▼

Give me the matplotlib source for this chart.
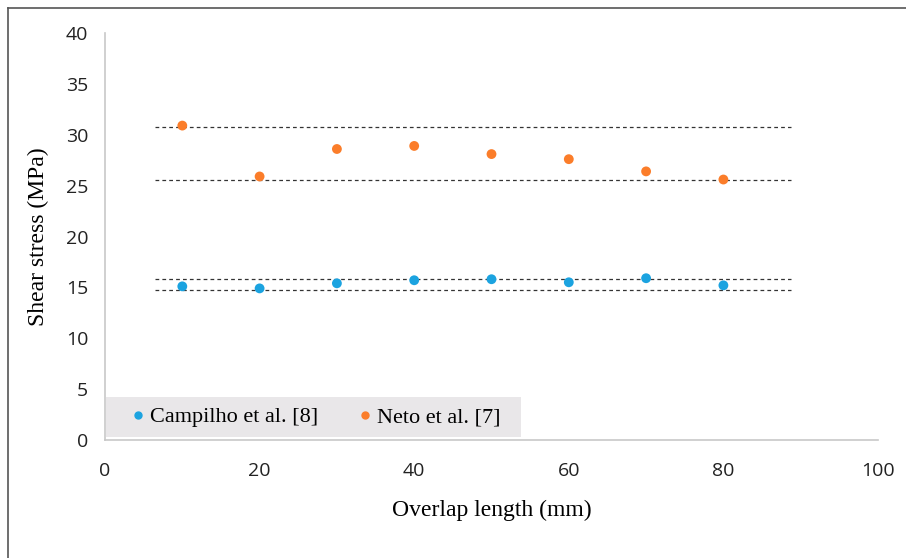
import matplotlib
matplotlib.use("Agg")
import matplotlib.pyplot as plt
from matplotlib.lines import Line2D
from matplotlib.patches import Rectangle

overlap = [10, 20, 30, 40, 50, 60, 70, 80]
campilho = [15.1, 14.9, 15.4, 15.7, 15.8, 15.5, 15.9, 15.2]
neto = [30.9, 25.9, 28.6, 28.9, 28.1, 27.6, 26.4, 25.6]
band_campilho = [14.7, 15.85]
band_neto = [25.55, 30.8]
band_x = [6.5, 88.7]
xticks = [0, 20, 40, 60, 80, 100]
yticks = [0, 5, 10, 15, 20, 25, 30, 35, 40]

blue = "#1BA3E0"
orange = "#FB7D2A"

fig = plt.figure(figsize=(9.06, 5.58), dpi=100)
ax = fig.add_axes([105/906, 1-440/558, (878-105)/906, (440-33)/558])

for y in band_neto + band_campilho:
    ax.plot(band_x, [y, y], color="#333333", lw=0.9, ls=(0, (3, 2.5)), zorder=1)

ax.scatter(overlap, campilho, s=50, color=blue, edgecolors="none", zorder=3, label="Campilho et al. [8]")
ax.scatter(overlap, neto, s=50, color=orange, edgecolors="none", zorder=3, label="Neto et al. [7]")

ax.set_xlim(0, 100)
ax.set_ylim(0, 40)
ax.set_xticks(xticks)
ax.set_yticks(yticks)
ax.tick_params(length=0, labelsize=14, colors="#222222")
ax.tick_params(axis="x", pad=16)
ax.tick_params(axis="y", pad=12)
for lab in ax.get_xticklabels() + ax.get_yticklabels():
    lab.set_family("Open Sans")
for s in ["top", "right"]:
    ax.spines[s].set_visible(False)
for s in ["left", "bottom"]:
    ax.spines[s].set_color("#C8C8C8")
    ax.spines[s].set_linewidth(1.2)

ax.set_xlabel("Overlap length (mm)", family="Liberation Serif", fontsize=17, labelpad=14)
ax.set_ylabel("Shear stress (MPa)", family="Liberation Serif", fontsize=17, labelpad=12)

# legend background box
leg_bg = Rectangle((106/906, 1-437/558), (521-106)/906, 40/558, transform=fig.transFigure,
                   facecolor="#E9E7E9", edgecolor="none", zorder=2)
fig.patches.append(leg_bg)
handles = [Line2D([], [], marker="o", ls="none", color=blue, markersize=5),
           Line2D([], [], marker="o", ls="none", color=orange, markersize=5)]
leg = fig.legend(handles, ["Campilho et al. [8]", "Neto et al. [7]"], ncol=2,
                 loc="center", bbox_to_anchor=((106+521)/2/906, 1-417/558),
                 frameon=False, prop={"family": "Liberation Serif", "size": 16},
                 handletextpad=0.05, columnspacing=1.6, handlelength=1.0)

# outer border lines
fig.add_artist(Line2D([8/906, 8/906], [0, 1-8/558], transform=fig.transFigure, color="#555555", lw=1.2))
fig.add_artist(Line2D([8/906, 1], [1-8/558, 1-8/558], transform=fig.transFigure, color="#555555", lw=1.2))

fig.savefig("out.png", dpi=100)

▲

→ **REQUIREMENT**:
Give the material again exactly as it is, but keep the pictures out.

→ **EXERCISE OUTPUT**:
Give me the matplotlib source for this chart.
import matplotlib
matplotlib.use("Agg")
import matplotlib.pyplot as plt
from matplotlib.lines import Line2D
from matplotlib.patches import Rectangle

overlap = [10, 20, 30, 40, 50, 60, 70, 80]
campilho = [15.1, 14.9, 15.4, 15.7, 15.8, 15.5, 15.9, 15.2]
neto = [30.9, 25.9, 28.6, 28.9, 28.1, 27.6, 26.4, 25.6]
band_campilho = [14.7, 15.85]
band_neto = [25.55, 30.8]
band_x = [6.5, 88.7]
xticks = [0, 20, 40, 60, 80, 100]
yticks = [0, 5, 10, 15, 20, 25, 30, 35, 40]

blue = "#1BA3E0"
orange = "#FB7D2A"

fig = plt.figure(figsize=(9.06, 5.58), dpi=100)
ax = fig.add_axes([105/906, 1-440/558, (878-105)/906, (440-33)/558])

for y in band_neto + band_campilho:
    ax.plot(band_x, [y, y], color="#333333", lw=0.9, ls=(0, (3, 2.5)), zorder=1)

ax.scatter(overlap, campilho, s=50, color=blue, edgecolors="none", zorder=3, label="Campilho et al. [8]")
ax.scatter(overlap, neto, s=50, color=orange, edgecolors="none", zorder=3, label="Neto et al. [7]")

ax.set_xlim(0, 100)
ax.set_ylim(0, 40)
ax.set_xticks(xticks)
ax.set_yticks(yticks)
ax.tick_params(length=0, labelsize=14, colors="#222222")
ax.tick_params(axis="x", pad=16)
ax.tick_params(axis="y", pad=12)
for lab in ax.get_xticklabels() + ax.get_yticklabels():
    lab.set_family("Open Sans")
for s in ["top", "right"]:
    ax.spines[s].set_visible(False)
for s in ["left", "bottom"]:
    ax.spines[s].set_color("#C8C8C8")
    ax.spines[s].set_linewidth(1.2)

ax.set_xlabel("Overlap length (mm)", family="Liberation Serif", fontsize=17, labelpad=14)
ax.set_ylabel("Shear stress (MPa)", family="Liberation Serif", fontsize=17, labelpad=12)

# legend background box
leg_bg = Rectangle((106/906, 1-437/558), (521-106)/906, 40/558, transform=fig.transFigure,
                   facecolor="#E9E7E9", edgecolor="none", zorder=2)
fig.patches.append(leg_bg)
handles = [Line2D([], [], marker="o", ls="none", color=blue, markersize=5),
           Line2D([], [], marker="o", ls="none", color=orange, markersize=5)]
leg = fig.legend(handles, ["Campilho et al. [8]", "Neto et al. [7]"], ncol=2,
                 loc="center", bbox_to_anchor=((106+521)/2/906, 1-417/558),
                 frameon=False, prop={"family": "Liberation Serif", "size": 16},
                 handletextpad=0.05, columnspacing=1.6, handlelength=1.0)

# outer border lines
fig.add_artist(Line2D([8/906, 8/906], [0, 1-8/558], transform=fig.transFigure, color="#555555", lw=1.2))
fig.add_artist(Line2D([8/906, 1], [1-8/558, 1-8/558], transform=fig.transFigure, color="#555555", lw=1.2))

fig.savefig("out.png", dpi=100)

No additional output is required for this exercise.